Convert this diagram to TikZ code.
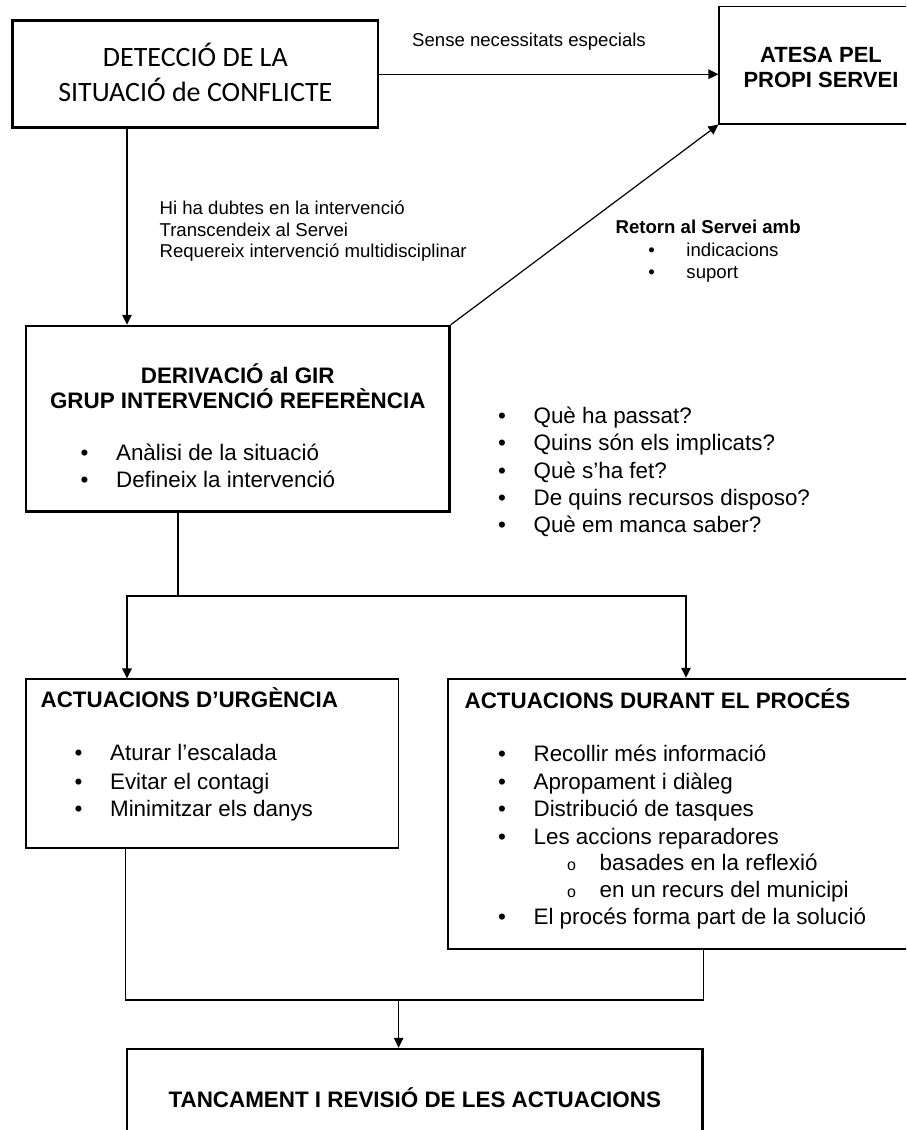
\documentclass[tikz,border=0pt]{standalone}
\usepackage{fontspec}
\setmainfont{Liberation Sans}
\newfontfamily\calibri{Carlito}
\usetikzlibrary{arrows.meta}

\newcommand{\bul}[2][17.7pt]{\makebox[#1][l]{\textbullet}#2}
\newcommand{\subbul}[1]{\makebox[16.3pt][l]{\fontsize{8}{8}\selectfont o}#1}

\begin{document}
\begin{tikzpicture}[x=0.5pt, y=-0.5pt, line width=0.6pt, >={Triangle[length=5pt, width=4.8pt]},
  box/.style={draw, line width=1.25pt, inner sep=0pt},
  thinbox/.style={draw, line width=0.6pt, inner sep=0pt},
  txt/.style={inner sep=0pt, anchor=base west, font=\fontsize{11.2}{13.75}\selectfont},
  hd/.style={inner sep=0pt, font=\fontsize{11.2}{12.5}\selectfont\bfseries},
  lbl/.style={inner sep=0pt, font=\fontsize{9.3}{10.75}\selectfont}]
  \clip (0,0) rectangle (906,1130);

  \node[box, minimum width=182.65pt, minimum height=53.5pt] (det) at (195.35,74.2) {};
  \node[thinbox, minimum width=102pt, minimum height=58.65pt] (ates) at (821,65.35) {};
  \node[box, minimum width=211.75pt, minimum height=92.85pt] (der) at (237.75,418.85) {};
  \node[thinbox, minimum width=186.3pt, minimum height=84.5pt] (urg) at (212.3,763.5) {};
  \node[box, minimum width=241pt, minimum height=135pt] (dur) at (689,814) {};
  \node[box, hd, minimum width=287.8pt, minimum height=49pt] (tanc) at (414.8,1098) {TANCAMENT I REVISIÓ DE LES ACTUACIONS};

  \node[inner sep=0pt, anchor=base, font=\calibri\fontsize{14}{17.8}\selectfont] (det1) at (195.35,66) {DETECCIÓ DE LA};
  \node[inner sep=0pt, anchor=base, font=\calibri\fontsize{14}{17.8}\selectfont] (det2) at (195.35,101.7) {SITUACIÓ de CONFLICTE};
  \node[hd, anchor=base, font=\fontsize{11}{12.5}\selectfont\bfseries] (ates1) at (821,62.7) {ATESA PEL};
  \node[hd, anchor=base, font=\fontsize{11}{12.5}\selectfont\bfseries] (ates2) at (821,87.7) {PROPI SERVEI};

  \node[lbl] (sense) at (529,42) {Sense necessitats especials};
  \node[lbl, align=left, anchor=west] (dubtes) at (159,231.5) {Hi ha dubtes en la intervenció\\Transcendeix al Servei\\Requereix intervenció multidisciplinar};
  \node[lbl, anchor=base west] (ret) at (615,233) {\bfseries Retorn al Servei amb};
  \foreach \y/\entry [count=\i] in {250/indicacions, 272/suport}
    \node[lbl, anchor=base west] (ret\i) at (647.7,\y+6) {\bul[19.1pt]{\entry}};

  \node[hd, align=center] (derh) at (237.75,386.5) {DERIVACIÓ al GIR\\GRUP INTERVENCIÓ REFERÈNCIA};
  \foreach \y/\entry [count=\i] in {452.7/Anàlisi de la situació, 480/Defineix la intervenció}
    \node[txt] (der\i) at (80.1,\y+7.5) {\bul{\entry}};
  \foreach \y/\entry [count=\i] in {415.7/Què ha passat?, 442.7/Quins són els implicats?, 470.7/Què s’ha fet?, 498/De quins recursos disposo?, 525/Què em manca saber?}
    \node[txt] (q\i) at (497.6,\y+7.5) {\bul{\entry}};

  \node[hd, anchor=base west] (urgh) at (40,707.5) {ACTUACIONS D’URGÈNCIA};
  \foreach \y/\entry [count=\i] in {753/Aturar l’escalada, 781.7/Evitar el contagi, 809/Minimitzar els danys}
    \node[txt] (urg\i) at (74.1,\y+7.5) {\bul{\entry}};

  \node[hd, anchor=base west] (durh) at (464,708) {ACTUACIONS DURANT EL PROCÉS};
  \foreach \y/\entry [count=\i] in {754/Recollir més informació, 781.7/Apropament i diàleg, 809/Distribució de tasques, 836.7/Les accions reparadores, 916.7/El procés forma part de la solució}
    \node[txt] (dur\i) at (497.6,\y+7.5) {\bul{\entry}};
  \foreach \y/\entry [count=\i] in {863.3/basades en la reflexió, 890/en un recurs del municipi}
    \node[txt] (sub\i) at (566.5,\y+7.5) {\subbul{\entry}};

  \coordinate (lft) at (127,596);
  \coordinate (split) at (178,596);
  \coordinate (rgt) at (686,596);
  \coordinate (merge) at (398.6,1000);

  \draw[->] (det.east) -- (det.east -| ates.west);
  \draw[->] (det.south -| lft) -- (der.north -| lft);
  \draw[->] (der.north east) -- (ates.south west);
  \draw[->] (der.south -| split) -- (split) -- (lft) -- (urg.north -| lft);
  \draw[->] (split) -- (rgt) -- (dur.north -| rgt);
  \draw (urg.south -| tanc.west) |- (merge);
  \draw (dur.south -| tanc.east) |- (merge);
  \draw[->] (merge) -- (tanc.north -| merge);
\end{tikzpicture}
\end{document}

------------------------------------------------

With all pictures left out, please transcribe exactly the lines from the start of the material through the line with "(0,0) rectangle (906,1130);".

Convert this diagram to TikZ code.
\documentclass[tikz,border=0pt]{standalone}
\usepackage{fontspec}
\setmainfont{Liberation Sans}
\newfontfamily\calibri{Carlito}
\usetikzlibrary{arrows.meta}

\newcommand{\bul}[2][17.7pt]{\makebox[#1][l]{\textbullet}#2}
\newcommand{\subbul}[1]{\makebox[16.3pt][l]{\fontsize{8}{8}\selectfont o}#1}

\begin{document}
\begin{tikzpicture}[x=0.5pt, y=-0.5pt, line width=0.6pt, >={Triangle[length=5pt, width=4.8pt]},
  box/.style={draw, line width=1.25pt, inner sep=0pt},
  thinbox/.style={draw, line width=0.6pt, inner sep=0pt},
  txt/.style={inner sep=0pt, anchor=base west, font=\fontsize{11.2}{13.75}\selectfont},
  hd/.style={inner sep=0pt, font=\fontsize{11.2}{12.5}\selectfont\bfseries},
  lbl/.style={inner sep=0pt, font=\fontsize{9.3}{10.75}\selectfont}]
  \clip (0,0) rectangle (906,1130);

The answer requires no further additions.